Freud, S. (1998a). Além do
princípio do prazer. In Edição standard brasileira das obras psicológicas completas de
Sigmund Freud. Rio de Janeiro: Imago. (Originalmente publicado em 1920)
Freud,
S. (1998b). Esboço
de psicanálise. In Edição standard brasileira das obras psicológicas completas de
Sigmund Freud. Rio de Janeiro: Imago. (Originalmente publicado em 1940)
Freud,
S. (1998c). Inibições,
sintomas e ansiedade. In Edição standard
brasileira das obras psicológicas completas de Sigmund Freud. Rio de
Janeiro: Imago. (Originalmente publicado em 1925)
Freud,
S. (1914/1972). Recuerdo, repetition, elaboration. In Obras Completas. Madrid, España: Alianza Editorial. (Originalmente publicado em 1914)
Zimra,
G. (1986, octobre). Revers du rève: Un acting out. Littoral. Identité Psychotique, 21.
Notas
[1] Artigo
publicado em Psicol.
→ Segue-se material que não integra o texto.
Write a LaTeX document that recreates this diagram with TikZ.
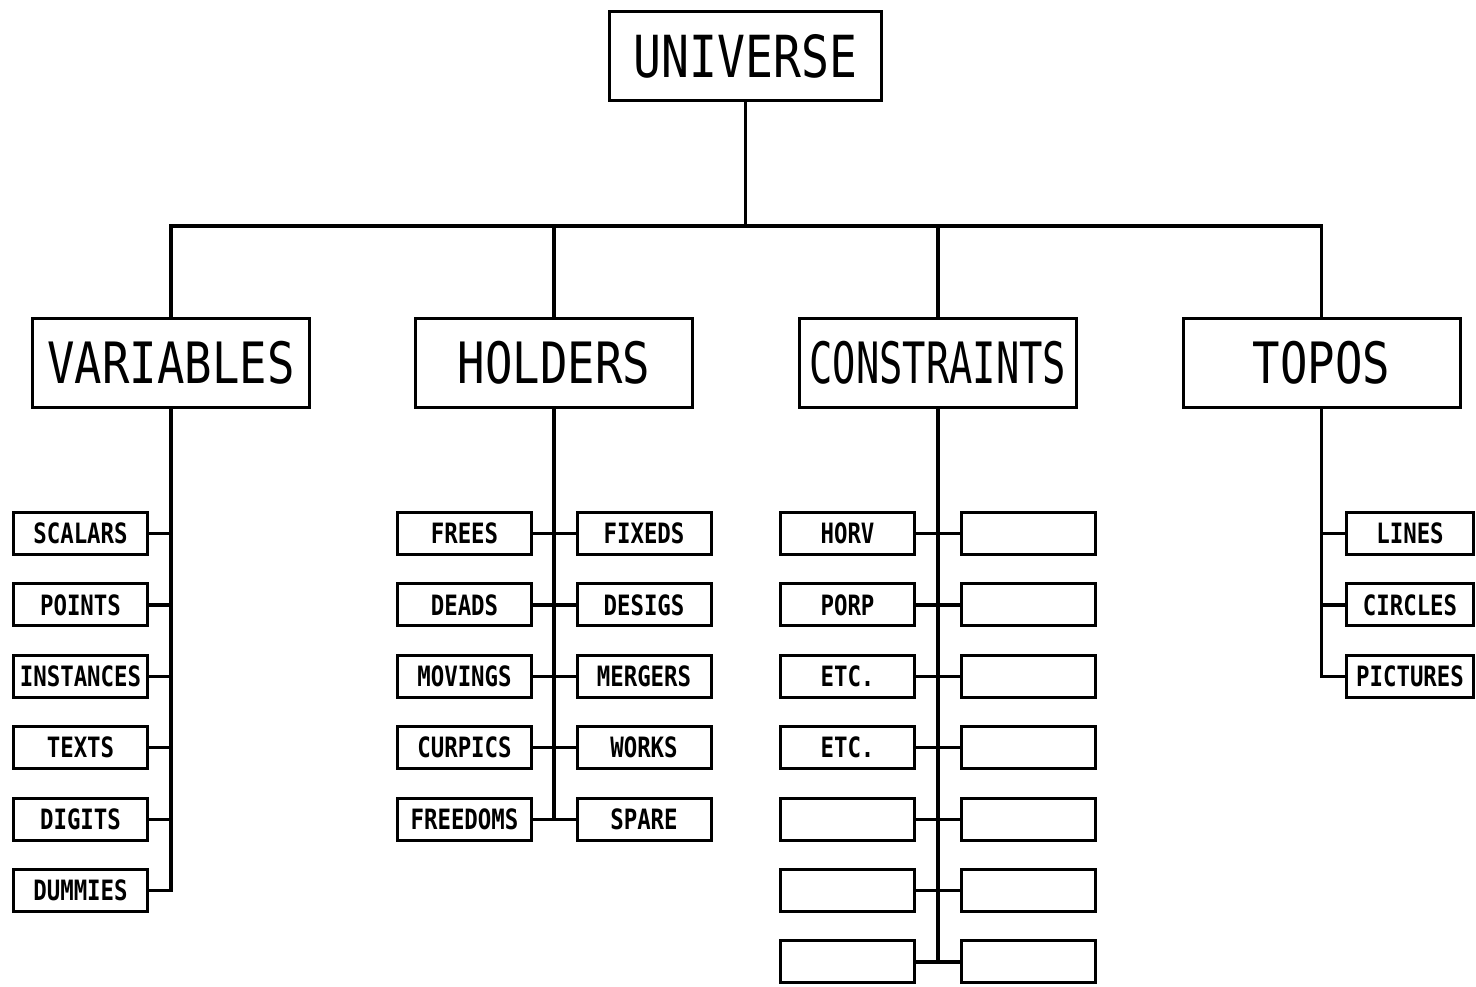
\documentclass[tikz,border=0pt]{standalone}
\usepackage{fontspec}
\newfontfamily\plotfont[FakeStretch=0.8]{DejaVu Sans Mono}
\begin{document}
\begin{tikzpicture}[x=1pt,y=-1pt,
  box/.style={draw, line width=3pt, inner sep=0pt, align=center},
  topbox/.style={box, minimum width=272pt, minimum height=89pt, font=\plotfont\fontsize{58}{60}\selectfont},
  midbox/.style={box, minimum width=277pt, minimum height=89pt, font=\plotfont\fontsize{57}{60}\selectfont},
  leaf/.style={box, minimum width=134pt, minimum height=42pt, font=\plotfont\bfseries\fontsize{28}{30}\selectfont},
  tleaf/.style={leaf, minimum width=127pt},
  wire/.style={line width=3.2pt}]
\useasboundingbox (0,0) rectangle (1476,987);
% top and second level
\node[topbox] (u) at (745.5,56) {UNIVERSE};
\node[midbox] (v) at (171,363) {VARIABLES};
\node[midbox] (h) at (554,363) {HOLDERS};
\node[midbox] (c) at (938,363) {\scalebox{0.85}[1]{CONSTRAINTS}};
\node[midbox] (t) at (1321.5,363) {TOPOS};
% VARIABLES leaves
\foreach \i/\y/\txt in {1/533.5/SCALARS,2/604.9/POINTS,3/676.3/INSTANCES,4/747.7/TEXTS,5/819.1/DIGITS,6/890.5/DUMMIES}
  \node[leaf] (v\i) at (80.5,\y) {\txt};
% HOLDERS leaves
\foreach \i/\y/\txt in {1/533.5/FREES,2/604.9/DEADS,3/676.3/MOVINGS,4/747.7/CURPICS,5/819.1/FREEDOMS}
  \node[leaf] (hl\i) at (464.5,\y) {\txt};
\foreach \i/\y/\txt in {1/533.5/FIXEDS,2/604.9/DESIGS,3/676.3/MERGERS,4/747.7/WORKS,5/819.1/SPARE}
  \node[leaf] (hr\i) at (644,\y) {\txt};
% CONSTRAINTS leaves
\foreach \i/\y/\txt in {1/533.5/HORV,2/604.9/PORP,3/676.3/ETC.,4/747.7/ETC.,5/819.1/,6/890.5/,7/961.9/}
  \node[leaf] (cl\i) at (847.5,\y) {\txt};
\foreach \i/\y in {1/533.5,2/604.9,3/676.3,4/747.7,5/819.1,6/890.5,7/961.9}
  \node[leaf] (cr\i) at (1028.5,\y) {};
% TOPOS leaves
\foreach \i/\y/\txt in {1/533.5/LINES,2/604.9/CIRCLES,3/676.3/PICTURES}
  \node[tleaf] (t\i) at (1410,\y) {\txt};
% connectors
\coordinate (bus) at (745.5,226);
\draw[wire] (u.south) -- (u.south |- bus);
\draw[wire] (v.north) -- (v.north |- bus) -- (t.north |- bus) -- (t.north);
\foreach \n in {h,c} \draw[wire] (\n.north) -- (\n.north |- bus);
\draw[wire] (v.south) |- (v6.east);
\foreach \i in {1,...,5} \draw[wire] (v\i.east) -- (v\i.east -| v.south);
\draw[wire] (h.south) -- (h.south |- hl5.east);
\foreach \i in {1,...,5} \draw[wire] (hl\i.east) -- (hr\i.west);
\draw[wire] (c.south) -- (c.south |- cl7.east);
\foreach \i in {1,...,7} \draw[wire] (cl\i.east) -- (cr\i.west);
\draw[wire] (t.south) |- (t3.west);
\foreach \i in {1,2} \draw[wire] (t\i.west) -- (t\i.west -| t.south);
\end{tikzpicture}
\end{document}
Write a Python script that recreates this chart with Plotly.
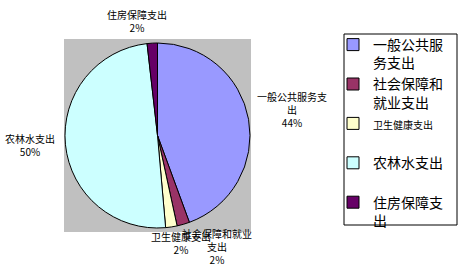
import plotly.graph_objects as go

categories = ["一般公共服务支出", "社会保障和就业支出", "卫生健康支出", "农林水支出", "住房保障支出"]
values = [44.4, 2.2, 2.0, 49.6, 1.8]
colors = ["#9999FF", "#993366", "#FFFFCC", "#CCFFFF", "#660066"]
legend_names = ["一般公共服<br>务支出", "社会保障和<br>就业支出",
                "<span style='font-size:10px'>卫生健康支出</span><br> ", "农林水支出<br> ", "住房保障支<br>出"]
label_text = ["一般公共服务支<br>出", "社会保障和就业<br>支出", "卫生健康支出", "农林水支出", "住房保障支出"]
# label centres in pixels (layout only)
label_pos = [(292, 110), (217, 246), (181, 243), (30, 145), (137, 21)]

W, H = 467, 266
total = sum(values)
pcts = [round(v / total * 100) for v in values]

fig = go.Figure()
fig.add_trace(go.Pie(
    labels=legend_names, values=values, sort=False, direction="clockwise", rotation=0,
    marker=dict(colors=colors, line=dict(color="black", width=1)),
    textinfo="none", hoverinfo="none",
    domain=dict(x=[65 / W, 250 / W], y=[(H - 228) / H, (H - 43) / H]),
))

annotations = []
for txt, p, (x, y) in zip(label_text, pcts, label_pos):
    annotations.append(dict(
        text=f"{txt}<br>{p}%", x=x / W, y=1 - y / H, xref="paper", yref="paper",
        showarrow=False, xanchor="center", yanchor="middle",
        font=dict(family="Noto Sans CJK SC", size=10, color="black"), align="center"))

fig.update_layout(
    width=W, height=H, margin=dict(l=0, r=0, t=0, b=0),
    paper_bgcolor="white", plot_bgcolor="white",
    shapes=[
        dict(type="rect", xref="paper", yref="paper", x0=64 / W, x1=251 / W,
             y0=1 - 232 / H, y1=1 - 39 / H, fillcolor="#C0C0C0", line=dict(width=0), layer="below"),
        dict(type="rect", xref="paper", yref="paper", x0=344 / W, x1=457 / W,
             y0=1 - 225 / H, y1=1 - 34 / H, fillcolor="white", line=dict(color="black", width=1), layer="below"),
    ],
    annotations=annotations,
    legend=dict(x=333 / W, y=1 - 29 / H, xanchor="left", yanchor="top",
                borderwidth=0, bgcolor="rgba(0,0,0,0)", valign="top",
                font=dict(family="Noto Sans CJK SC", size=14, color="black"),
                itemwidth=30, tracegroupgap=0),
    showlegend=True,
)
fig.write_html("out.html")
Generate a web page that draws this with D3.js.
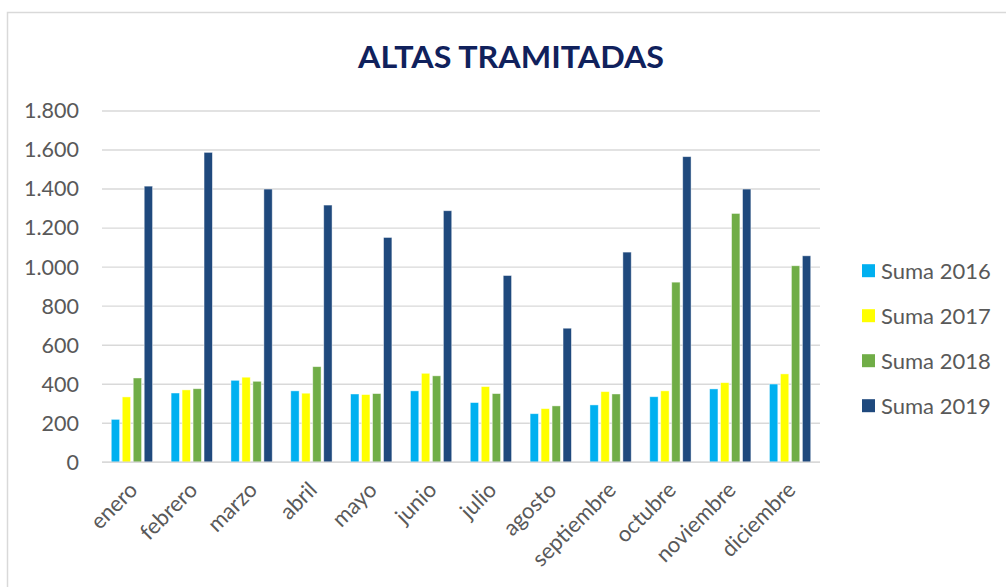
<!DOCTYPE html>
<html>
<head>
<meta charset="utf-8">
<script src="https://cdn.jsdelivr.net/npm/d3@7"></script>
<style>
  html, body { margin: 0; padding: 0; background: #fff; }
  svg { display: block; }
</style>
</head>
<body>
<svg id="chart" width="1006" height="587"></svg>
<script>
const months = ["enero","febrero","marzo","abril","mayo","junio","julio","agosto","septiembre","octubre","noviembre","diciembre"];
const seriesNames = ["Suma 2016","Suma 2017","Suma 2018","Suma 2019"];
const suma2016 = [220, 355, 420, 366, 350, 366, 306, 249, 294, 336, 376, 401];
const suma2017 = [335, 371, 436, 354, 347, 456, 388, 275, 362, 366, 408, 453];
const suma2018 = [432, 377, 415, 490, 352, 443, 352, 289, 350, 923, 1275, 1007];
const suma2019 = [1415, 1588, 1400, 1318, 1152, 1289, 957, 687, 1077, 1566, 1400, 1058];
const yTicks = [0, 200, 400, 600, 800, 1000, 1200, 1400, 1600, 1800];
const yTickLabels = ["0","200","400","600","800","1.000","1.200","1.400","1.600","1.800"];
const colors = ["#00B0F0", "#FFFF00", "#70AD47", "#1F497D"];

const seriesValues = [suma2016, suma2017, suma2018, suma2019];
const data = months.map((m, i) => ({ month: m, values: seriesValues.map((s, j) => ({ key: seriesNames[j], idx: j, value: s[i] })) }));

const svg = d3.select("#chart");
const font = "Lato, 'Open Sans', sans-serif";

// frame
svg.append("path")
  .attr("d", "M7.5,600 L7.5,12.5 L1010,12.5")
  .attr("fill", "none").attr("stroke", "#d9d9d9").attr("stroke-width", 1.5);

const plot = { left: 102, right: 820, top: 111, bottom: 462.3 };

const x0 = d3.scaleBand().domain(months).range([plot.left, plot.right]).paddingInner(0.31).paddingOuter(0.155);
const x1 = d3.scaleBand().domain(seriesNames).range([0, x0.bandwidth()]).paddingInner(0.24).paddingOuter(0);
const y = d3.scaleLinear().domain([0, 1800]).range([plot.bottom, plot.top]);

// title
svg.append("text")
  .attr("x", 511).attr("y", 68)
  .attr("text-anchor", "middle")
  .attr("font-family", font).attr("font-weight", "bold").attr("font-size", 31)
  .attr("textLength", 306).attr("lengthAdjust", "spacingAndGlyphs")
  .attr("fill", "#10215c")
  .text("ALTAS TRAMITADAS");

// gridlines
svg.append("g").selectAll("line").data(yTicks).join("line")
  .attr("x1", plot.left).attr("x2", plot.right)
  .attr("y1", d => y(d)).attr("y2", d => y(d))
  .attr("stroke", "#d9d9d9").attr("stroke-width", 1.4);

// y axis labels
const yAxis = d3.axisLeft(y).tickValues(yTicks).tickFormat((d, i) => yTickLabels[i]).tickSize(0).tickPadding(23);
const gy = svg.append("g").attr("transform", `translate(${plot.left},0)`).call(yAxis);
gy.select(".domain").remove();
gy.selectAll("text").attr("font-family", font).attr("font-size", 21.5).attr("fill", "#595959");

// bars
const groups = svg.append("g").selectAll("g").data(data).join("g")
  .attr("transform", d => `translate(${x0(d.month)},0)`);
groups.selectAll("rect").data(d => d.values).join("rect")
  .attr("x", d => x1(d.key))
  .attr("width", x1.bandwidth())
  .attr("y", d => y(d.value))
  .attr("height", d => y(0) - y(d.value))
  .attr("fill", d => colors[d.idx])
  .attr("stroke", "rgba(255,255,255,0.55)").attr("stroke-width", 0.8);

// baseline
svg.append("line")
  .attr("x1", plot.left).attr("x2", plot.right)
  .attr("y1", y(0)).attr("y2", y(0))
  .attr("stroke", "#d9d9d9").attr("stroke-width", 1.6);

// x labels
const xAxis = d3.axisBottom(x0).tickSize(0).tickPadding(0);
const gx = svg.append("g").attr("transform", `translate(0,${plot.bottom})`).call(xAxis);
gx.select(".domain").remove();
gx.selectAll("text")
  .attr("font-family", font).attr("font-size", 22).attr("fill", "#595959")
  .attr("text-anchor", "end")
  .attr("y", 0).attr("dy", 0)
  .attr("transform", "translate(7,29) rotate(-45)");

// legend
const legend = svg.append("g").selectAll("g").data(seriesNames).join("g")
  .attr("transform", (d, i) => `translate(862,${270.7 + i * 45})`);
legend.append("rect").attr("x", 0).attr("y", -6.5).attr("width", 13).attr("height", 13)
  .attr("fill", (d, i) => colors[i]);
legend.append("text").attr("x", 19).attr("y", 0).attr("dy", "0.36em")
  .attr("font-family", font).attr("font-size", 22).attr("fill", "#595959")
  .text(d => d);
</script>
</body>
</html>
USP, 2000, vol.11, no.1, p.243-252.
ISSN 0103-6564. Disponível em
http://www.scielo.br/scielo.php?script=sci_arttext&pid=S0103-65642000000100013&lng=en&nrm=iso
[2] Endereço
para correspondência: Instituto de Psicologia. Av. Prof. Mello Moraes, 1721,
São Paulo, SP - CEP 05508-900. E-mail: jfalek@usp.br
[3] A tradução de textos em francês ou
espanhol apresentada adiante é feita por mim, livremente.